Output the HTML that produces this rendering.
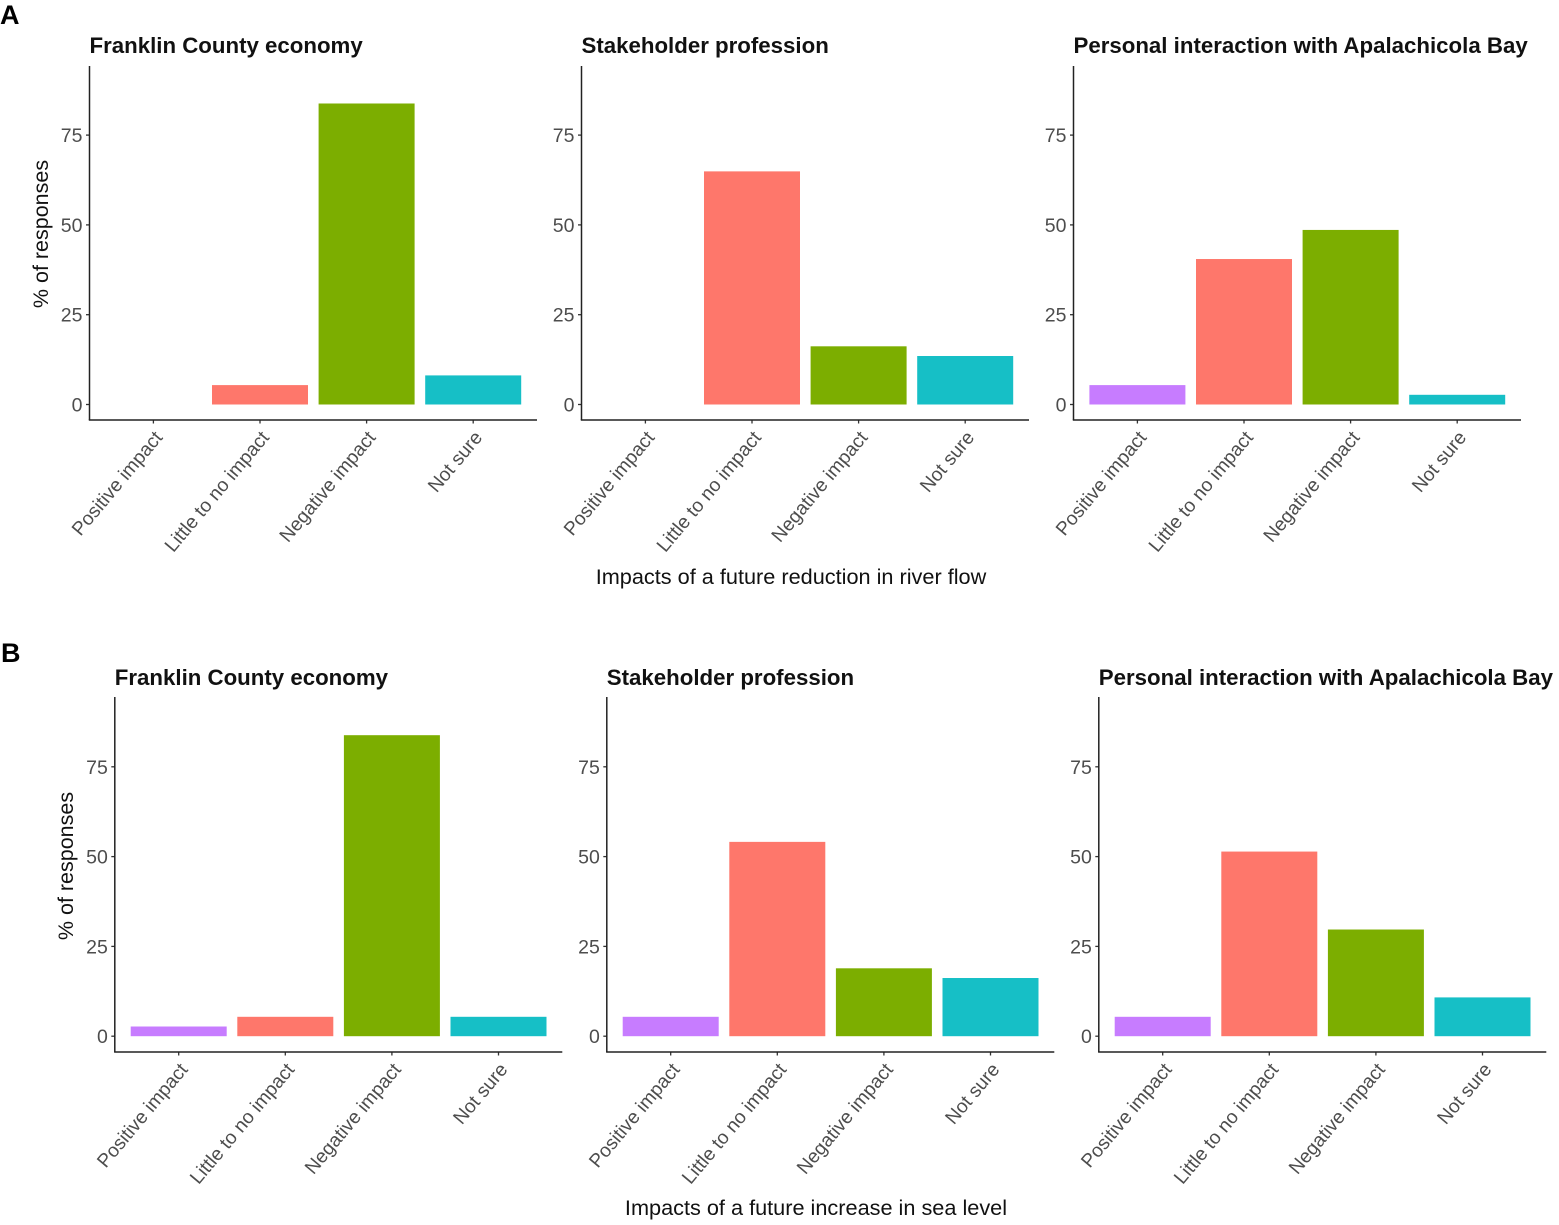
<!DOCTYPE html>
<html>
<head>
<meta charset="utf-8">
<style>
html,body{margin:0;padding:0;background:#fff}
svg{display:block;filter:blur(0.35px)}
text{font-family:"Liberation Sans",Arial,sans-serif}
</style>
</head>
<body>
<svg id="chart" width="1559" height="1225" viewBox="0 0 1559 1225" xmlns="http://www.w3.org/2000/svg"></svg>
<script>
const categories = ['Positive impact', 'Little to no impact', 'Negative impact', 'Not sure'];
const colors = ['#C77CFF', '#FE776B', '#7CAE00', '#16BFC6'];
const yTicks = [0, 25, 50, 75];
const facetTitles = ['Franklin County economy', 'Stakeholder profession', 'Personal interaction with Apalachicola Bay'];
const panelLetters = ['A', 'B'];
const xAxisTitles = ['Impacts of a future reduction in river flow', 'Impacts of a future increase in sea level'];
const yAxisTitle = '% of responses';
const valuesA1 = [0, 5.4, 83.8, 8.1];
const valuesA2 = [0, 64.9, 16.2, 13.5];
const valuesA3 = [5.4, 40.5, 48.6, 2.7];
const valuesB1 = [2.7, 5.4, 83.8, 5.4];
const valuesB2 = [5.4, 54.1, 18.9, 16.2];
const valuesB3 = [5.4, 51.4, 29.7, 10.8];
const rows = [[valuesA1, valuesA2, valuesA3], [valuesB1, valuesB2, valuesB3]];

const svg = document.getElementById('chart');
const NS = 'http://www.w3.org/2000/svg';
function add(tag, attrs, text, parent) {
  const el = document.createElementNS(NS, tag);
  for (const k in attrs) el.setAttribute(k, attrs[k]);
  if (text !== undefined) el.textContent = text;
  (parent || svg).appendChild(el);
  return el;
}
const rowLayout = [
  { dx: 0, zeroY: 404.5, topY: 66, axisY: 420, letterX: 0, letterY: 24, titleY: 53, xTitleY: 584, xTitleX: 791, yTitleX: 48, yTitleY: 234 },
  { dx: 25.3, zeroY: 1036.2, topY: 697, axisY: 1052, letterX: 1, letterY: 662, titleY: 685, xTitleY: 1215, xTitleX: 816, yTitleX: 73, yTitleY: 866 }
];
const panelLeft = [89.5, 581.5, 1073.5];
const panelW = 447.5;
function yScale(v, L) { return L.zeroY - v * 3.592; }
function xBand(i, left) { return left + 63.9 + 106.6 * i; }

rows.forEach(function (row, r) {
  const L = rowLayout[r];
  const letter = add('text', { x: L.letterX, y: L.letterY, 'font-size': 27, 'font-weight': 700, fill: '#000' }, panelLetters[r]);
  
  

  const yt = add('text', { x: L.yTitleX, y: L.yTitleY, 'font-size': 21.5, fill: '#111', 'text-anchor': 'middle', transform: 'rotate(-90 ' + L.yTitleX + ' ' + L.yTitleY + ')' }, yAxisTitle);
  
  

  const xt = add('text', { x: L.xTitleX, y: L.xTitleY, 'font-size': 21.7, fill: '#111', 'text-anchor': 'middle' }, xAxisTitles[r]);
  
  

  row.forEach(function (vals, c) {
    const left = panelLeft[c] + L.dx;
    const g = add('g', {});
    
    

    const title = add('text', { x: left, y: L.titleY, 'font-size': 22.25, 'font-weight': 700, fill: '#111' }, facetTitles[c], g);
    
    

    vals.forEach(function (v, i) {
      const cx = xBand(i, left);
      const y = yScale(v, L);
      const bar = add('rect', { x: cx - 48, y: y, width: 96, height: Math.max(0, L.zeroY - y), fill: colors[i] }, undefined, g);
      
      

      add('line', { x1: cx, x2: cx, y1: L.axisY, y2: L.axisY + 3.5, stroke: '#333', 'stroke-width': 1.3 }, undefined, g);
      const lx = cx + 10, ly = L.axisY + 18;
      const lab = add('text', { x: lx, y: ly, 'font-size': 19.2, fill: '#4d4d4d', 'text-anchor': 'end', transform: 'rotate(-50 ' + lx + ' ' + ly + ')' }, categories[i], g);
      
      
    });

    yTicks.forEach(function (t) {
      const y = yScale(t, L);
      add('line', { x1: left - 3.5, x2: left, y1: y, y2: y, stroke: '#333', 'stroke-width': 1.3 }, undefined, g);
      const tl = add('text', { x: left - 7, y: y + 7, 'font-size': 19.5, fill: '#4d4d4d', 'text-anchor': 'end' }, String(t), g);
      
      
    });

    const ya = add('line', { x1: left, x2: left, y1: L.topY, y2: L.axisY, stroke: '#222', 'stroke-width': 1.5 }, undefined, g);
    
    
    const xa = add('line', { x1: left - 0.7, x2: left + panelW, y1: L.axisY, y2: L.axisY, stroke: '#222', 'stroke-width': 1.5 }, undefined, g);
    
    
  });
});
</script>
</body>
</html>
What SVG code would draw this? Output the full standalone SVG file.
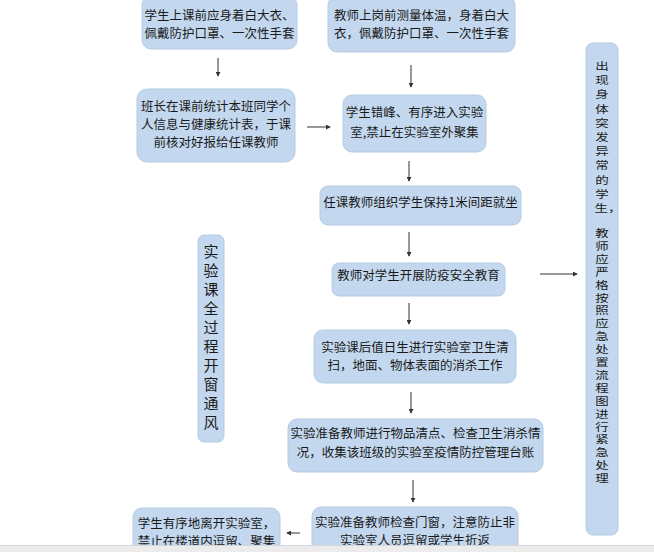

==*==

**Task**
Reproduce the full material exactly, excluding the pictures.

**Completed exercise**
Output the HTML that produces this rendering.
<!DOCTYPE html>
<html>
<head>
<meta charset="utf-8">
<style>
html,body{margin:0;padding:0;background:#fff}
svg{display:block;filter:blur(0.35px)}
text{font-family:"Liberation Sans",Arial,sans-serif}
</style>
</head>
<body>
<svg id="chart" width="1559" height="1225" viewBox="0 0 1559 1225" xmlns="http://www.w3.org/2000/svg"></svg>
<script>
const categories = ['Positive impact', 'Little to no impact', 'Negative impact', 'Not sure'];
const colors = ['#C77CFF', '#FE776B', '#7CAE00', '#16BFC6'];
const yTicks = [0, 25, 50, 75];
const facetTitles = ['Franklin County economy', 'Stakeholder profession', 'Personal interaction with Apalachicola Bay'];
const panelLetters = ['A', 'B'];
const xAxisTitles = ['Impacts of a future reduction in river flow', 'Impacts of a future increase in sea level'];
const yAxisTitle = '% of responses';
const valuesA1 = [0, 5.4, 83.8, 8.1];
const valuesA2 = [0, 64.9, 16.2, 13.5];
const valuesA3 = [5.4, 40.5, 48.6, 2.7];
const valuesB1 = [2.7, 5.4, 83.8, 5.4];
const valuesB2 = [5.4, 54.1, 18.9, 16.2];
const valuesB3 = [5.4, 51.4, 29.7, 10.8];
const rows = [[valuesA1, valuesA2, valuesA3], [valuesB1, valuesB2, valuesB3]];

const svg = document.getElementById('chart');
const NS = 'http://www.w3.org/2000/svg';
function add(tag, attrs, text, parent) {
  const el = document.createElementNS(NS, tag);
  for (const k in attrs) el.setAttribute(k, attrs[k]);
  if (text !== undefined) el.textContent = text;
  (parent || svg).appendChild(el);
  return el;
}
const rowLayout = [
  { dx: 0, zeroY: 404.5, topY: 66, axisY: 420, letterX: 0, letterY: 24, titleY: 53, xTitleY: 584, xTitleX: 791, yTitleX: 48, yTitleY: 234 },
  { dx: 25.3, zeroY: 1036.2, topY: 697, axisY: 1052, letterX: 1, letterY: 662, titleY: 685, xTitleY: 1215, xTitleX: 816, yTitleX: 73, yTitleY: 866 }
];
const panelLeft = [89.5, 581.5, 1073.5];
const panelW = 447.5;
function yScale(v, L) { return L.zeroY - v * 3.592; }
function xBand(i, left) { return left + 63.9 + 106.6 * i; }

rows.forEach(function (row, r) {
  const L = rowLayout[r];
  const letter = add('text', { x: L.letterX, y: L.letterY, 'font-size': 27, 'font-weight': 700, fill: '#000' }, panelLetters[r]);
  
  

  const yt = add('text', { x: L.yTitleX, y: L.yTitleY, 'font-size': 21.5, fill: '#111', 'text-anchor': 'middle', transform: 'rotate(-90 ' + L.yTitleX + ' ' + L.yTitleY + ')' }, yAxisTitle);
  
  

  const xt = add('text', { x: L.xTitleX, y: L.xTitleY, 'font-size': 21.7, fill: '#111', 'text-anchor': 'middle' }, xAxisTitles[r]);
  
  

  row.forEach(function (vals, c) {
    const left = panelLeft[c] + L.dx;
    const g = add('g', {});
    
    

    const title = add('text', { x: left, y: L.titleY, 'font-size': 22.25, 'font-weight': 700, fill: '#111' }, facetTitles[c], g);
    
    

    vals.forEach(function (v, i) {
      const cx = xBand(i, left);
      const y = yScale(v, L);
      const bar = add('rect', { x: cx - 48, y: y, width: 96, height: Math.max(0, L.zeroY - y), fill: colors[i] }, undefined, g);
      
      

      add('line', { x1: cx, x2: cx, y1: L.axisY, y2: L.axisY + 3.5, stroke: '#333', 'stroke-width': 1.3 }, undefined, g);
      const lx = cx + 10, ly = L.axisY + 18;
      const lab = add('text', { x: lx, y: ly, 'font-size': 19.2, fill: '#4d4d4d', 'text-anchor': 'end', transform: 'rotate(-50 ' + lx + ' ' + ly + ')' }, categories[i], g);
      
      
    });

    yTicks.forEach(function (t) {
      const y = yScale(t, L);
      add('line', { x1: left - 3.5, x2: left, y1: y, y2: y, stroke: '#333', 'stroke-width': 1.3 }, undefined, g);
      const tl = add('text', { x: left - 7, y: y + 7, 'font-size': 19.5, fill: '#4d4d4d', 'text-anchor': 'end' }, String(t), g);
      
      
    });

    const ya = add('line', { x1: left, x2: left, y1: L.topY, y2: L.axisY, stroke: '#222', 'stroke-width': 1.5 }, undefined, g);
    
    
    const xa = add('line', { x1: left - 0.7, x2: left + panelW, y1: L.axisY, y2: L.axisY, stroke: '#222', 'stroke-width': 1.5 }, undefined, g);
    
    
  });
});
</script>
</body>
</html>
What SVG code would draw this? Output the full standalone SVG file.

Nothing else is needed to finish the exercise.